There are travel agencies that offer night tours to check out this natural phenomenon and inside heated vehicles! Another option is to go further south and stay in a cabin by the Flin Flon lake (near the Saskatchewan border) where you can see them all year round.
- Polar Bears
When mentioning Churchill, it is worth knowing that this is one of the few places in the world where polar bears can be observed in the wild. There are a few different ways to see the bears, but it is best to use a tour guide because they follow strict guidelines to protect the bears, and have tundra vehicles that provide a safe way of dealing with snow and ice, apart from protecting visitors from the bears. They may be cute, but at a distance.
Staying in accommodation along the Bear Migration Route can be an exciting and unique experience.
- Riding Mountain National Park
This is a national park that can be visited all year round and whose landscape is a combination of forests, grasslands, and super clear lakes and rivers. The park is home to several wildlife species including moose, wolves, bison and many birds. With 400 km of trails, you can walk around the whole area. The cold and deep lakes are perfect for fishing.
- Steinbach Heritage Village
This village recreates Mennonite life from the 16th century to the present day with over 20 furnished buildings spread over 40 acres. When there, you will discover historical and heritage treasures from Poland to Russia to Canada. In Steinbach, you can dine at a restaurant where the traditional Mennonite meal is served, explore a classic barn and visit a Dutch mill (in operation during the summer).
- The Forks
Wave gave a special mention to Winnipeg, the provincial capital, in issue 79 (December 2018), but it’s worth talking a little bit more about The Forks, one of the city’s most beloved places. An important site for over 6,000 years, The Forks has been a meeting place since the time of the Aboriginal people who used it as a meeting place and later dealt with buffalo hunters right in that location.
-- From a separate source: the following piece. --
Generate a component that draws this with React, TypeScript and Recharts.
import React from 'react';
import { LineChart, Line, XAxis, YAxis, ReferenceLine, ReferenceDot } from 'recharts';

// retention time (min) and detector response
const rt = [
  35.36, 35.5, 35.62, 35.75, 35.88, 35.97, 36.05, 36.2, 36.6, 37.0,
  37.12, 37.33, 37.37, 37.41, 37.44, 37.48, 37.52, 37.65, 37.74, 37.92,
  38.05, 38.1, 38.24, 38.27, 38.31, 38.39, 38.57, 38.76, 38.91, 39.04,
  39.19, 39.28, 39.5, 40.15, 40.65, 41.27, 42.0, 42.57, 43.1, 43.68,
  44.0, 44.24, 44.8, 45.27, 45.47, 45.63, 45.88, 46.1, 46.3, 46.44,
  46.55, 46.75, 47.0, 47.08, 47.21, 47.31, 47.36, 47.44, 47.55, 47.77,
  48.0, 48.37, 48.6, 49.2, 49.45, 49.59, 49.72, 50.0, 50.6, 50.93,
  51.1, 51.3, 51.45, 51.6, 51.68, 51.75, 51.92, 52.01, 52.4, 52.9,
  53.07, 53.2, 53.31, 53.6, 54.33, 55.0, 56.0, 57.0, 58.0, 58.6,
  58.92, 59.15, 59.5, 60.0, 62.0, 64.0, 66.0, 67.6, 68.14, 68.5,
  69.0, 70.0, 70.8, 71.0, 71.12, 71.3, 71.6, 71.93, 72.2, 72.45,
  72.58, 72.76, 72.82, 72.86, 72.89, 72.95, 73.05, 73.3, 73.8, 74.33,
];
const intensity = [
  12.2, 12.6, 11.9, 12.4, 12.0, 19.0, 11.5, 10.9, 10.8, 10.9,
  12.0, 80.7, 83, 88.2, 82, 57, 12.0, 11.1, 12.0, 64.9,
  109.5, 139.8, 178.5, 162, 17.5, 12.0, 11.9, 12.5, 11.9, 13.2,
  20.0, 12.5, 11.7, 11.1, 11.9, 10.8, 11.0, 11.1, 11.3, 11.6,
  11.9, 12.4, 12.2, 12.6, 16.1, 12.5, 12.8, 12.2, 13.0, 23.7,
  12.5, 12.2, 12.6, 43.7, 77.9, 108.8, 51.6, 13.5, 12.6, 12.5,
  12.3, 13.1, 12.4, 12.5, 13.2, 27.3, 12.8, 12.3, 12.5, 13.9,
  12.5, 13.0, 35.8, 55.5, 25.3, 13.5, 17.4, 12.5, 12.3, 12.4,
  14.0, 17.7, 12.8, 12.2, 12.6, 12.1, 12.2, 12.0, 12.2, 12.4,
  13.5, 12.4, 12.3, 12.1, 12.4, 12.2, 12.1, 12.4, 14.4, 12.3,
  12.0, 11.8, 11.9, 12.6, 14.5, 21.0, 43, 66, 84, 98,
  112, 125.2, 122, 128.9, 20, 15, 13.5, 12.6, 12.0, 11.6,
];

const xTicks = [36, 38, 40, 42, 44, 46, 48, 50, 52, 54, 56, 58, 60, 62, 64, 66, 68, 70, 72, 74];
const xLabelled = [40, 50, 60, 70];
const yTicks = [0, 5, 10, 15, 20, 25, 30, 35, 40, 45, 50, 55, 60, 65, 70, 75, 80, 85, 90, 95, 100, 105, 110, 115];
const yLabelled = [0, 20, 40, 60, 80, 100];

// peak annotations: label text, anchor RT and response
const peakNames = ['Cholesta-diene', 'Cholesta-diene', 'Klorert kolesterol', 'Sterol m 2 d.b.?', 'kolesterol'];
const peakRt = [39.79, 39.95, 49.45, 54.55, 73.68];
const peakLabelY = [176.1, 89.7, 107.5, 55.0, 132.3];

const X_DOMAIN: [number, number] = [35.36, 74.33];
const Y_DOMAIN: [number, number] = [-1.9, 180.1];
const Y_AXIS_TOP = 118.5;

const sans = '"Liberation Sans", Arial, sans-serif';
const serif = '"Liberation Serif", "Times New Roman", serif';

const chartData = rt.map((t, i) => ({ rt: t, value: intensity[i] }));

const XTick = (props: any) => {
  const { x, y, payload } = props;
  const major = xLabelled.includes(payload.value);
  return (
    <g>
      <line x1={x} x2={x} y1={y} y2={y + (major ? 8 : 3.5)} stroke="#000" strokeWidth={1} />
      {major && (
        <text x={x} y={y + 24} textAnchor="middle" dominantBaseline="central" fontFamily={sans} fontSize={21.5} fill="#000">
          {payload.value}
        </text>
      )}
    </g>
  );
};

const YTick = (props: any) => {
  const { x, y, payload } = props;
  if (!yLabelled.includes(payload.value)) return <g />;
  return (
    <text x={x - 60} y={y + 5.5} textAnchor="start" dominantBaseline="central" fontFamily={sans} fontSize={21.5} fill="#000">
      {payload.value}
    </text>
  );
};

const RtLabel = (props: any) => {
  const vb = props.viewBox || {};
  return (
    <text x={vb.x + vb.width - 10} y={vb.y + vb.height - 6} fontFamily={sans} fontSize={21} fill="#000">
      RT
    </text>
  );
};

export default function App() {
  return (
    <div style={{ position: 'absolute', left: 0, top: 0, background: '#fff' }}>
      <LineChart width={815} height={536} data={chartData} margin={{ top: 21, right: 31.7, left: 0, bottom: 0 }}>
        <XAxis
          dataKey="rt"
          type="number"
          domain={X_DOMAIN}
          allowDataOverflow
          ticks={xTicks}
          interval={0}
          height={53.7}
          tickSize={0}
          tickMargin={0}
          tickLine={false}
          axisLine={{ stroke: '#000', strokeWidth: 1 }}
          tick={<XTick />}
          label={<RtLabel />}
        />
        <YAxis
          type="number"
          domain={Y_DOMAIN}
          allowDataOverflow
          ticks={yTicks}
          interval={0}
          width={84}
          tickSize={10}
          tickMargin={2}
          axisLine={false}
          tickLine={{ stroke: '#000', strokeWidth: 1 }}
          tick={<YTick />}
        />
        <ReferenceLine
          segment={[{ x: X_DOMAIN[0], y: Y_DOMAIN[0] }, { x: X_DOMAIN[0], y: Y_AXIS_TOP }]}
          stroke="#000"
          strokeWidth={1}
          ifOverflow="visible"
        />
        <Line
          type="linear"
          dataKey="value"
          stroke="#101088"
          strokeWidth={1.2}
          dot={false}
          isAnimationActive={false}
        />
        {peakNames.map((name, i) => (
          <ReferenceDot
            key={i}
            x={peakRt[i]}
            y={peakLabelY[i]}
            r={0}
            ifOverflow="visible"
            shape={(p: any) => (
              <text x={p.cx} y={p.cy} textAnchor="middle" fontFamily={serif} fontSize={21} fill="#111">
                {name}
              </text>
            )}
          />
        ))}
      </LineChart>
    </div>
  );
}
Today there is a wide range of shops, restaurants, entertainment, and attractions.
The Forks also houses the Canadian Museum of Human Rights, the Children’s Museum of Manitoba, the Arctic Glacier Winter Park, the Boardwalk Promenade and the market with its impressive six-story tower and observation deck.
More information: travelmanitoba.com
Manitoba’s neighboring province has numerous heritage and cultural attractions such as museums, dinosaur excavations, Aboriginal heritage, theaters, spas, etc.
Saskatchewan is known as the land of living skies. Its giant sky appears to be alive in many different ways, especially when it fills with birds as far as the eye can see. On a cloudless night, the sky lights up with thousands of twinkling stars.
Here’s our list of some things you need to see there:
1. Athabasca Sand Dunes
An area accessible only by floatplanes, these dunes stretch 100 kilometers along the southern shore of Lake Athabasca, forming the largest active sand surface in North America and the most northerly sand dunes in the world. The good news is that this gem is part of a provincial park that is divided into three administration zones. Each has different rules regarding camping and visitor activities.
2. RCMP Heritage Center
The Royal Canadian Mounted Police is one of the most iconic things in the country. In Regina, Saskatchewan’s capital, visitors will find a center hosting multimedia exhibits and engaging programs. The museum tells the story of the RCMP to the world and also has a parade with troop inspection, a cadet band, etc.
One important thing to know about Saskatchewan is that its capital is not Saskatoon, but Regina. The name of the province’s second-largest city (Regina means “Queen” in Latin) is named after Queen Victoria. The city has public tours, a 100-year-old symphony orchestra, the Royal Saskatchewan Museum, which has exhibits on the province’s history, geology, and natural history, and the Mackenzie Art Gallery, where free admission gives access to local and international artists.
4. Moose Jaw Tunnels
Beneath the quiet Moose Jaw lies a network of tunnels connecting buildings in the city centre. Built in 1908, the idea was to make an underground steam system. However, the project was abandoned, but it was later used to hide the Chinese railway workers who escaped persecution during the so-called Yellow Peril or unable to pay government income tax. In the 1920s, they were used to store rum during prohibition in the United States, in addition to gambling and prostitution. There is substantial evidence that the famous gangster Al Capone visited the city.
In the year 2000, the city restored the network of tunnels and they became a tourist attraction. Visitors can take two theatrical tours: one to relive the days of Al Capone and another to experience what those Chinese immigrants went through down there.
5. Prince Albert National Park
For those who like adventure and nature, the park’s landscapes include marshes, big lakes and a lot of wildlife. In what was once the home of the First Nations people, one can follow the Bagwa Paddling Route, which is a night canoe or kayak circuit that covers several lakes.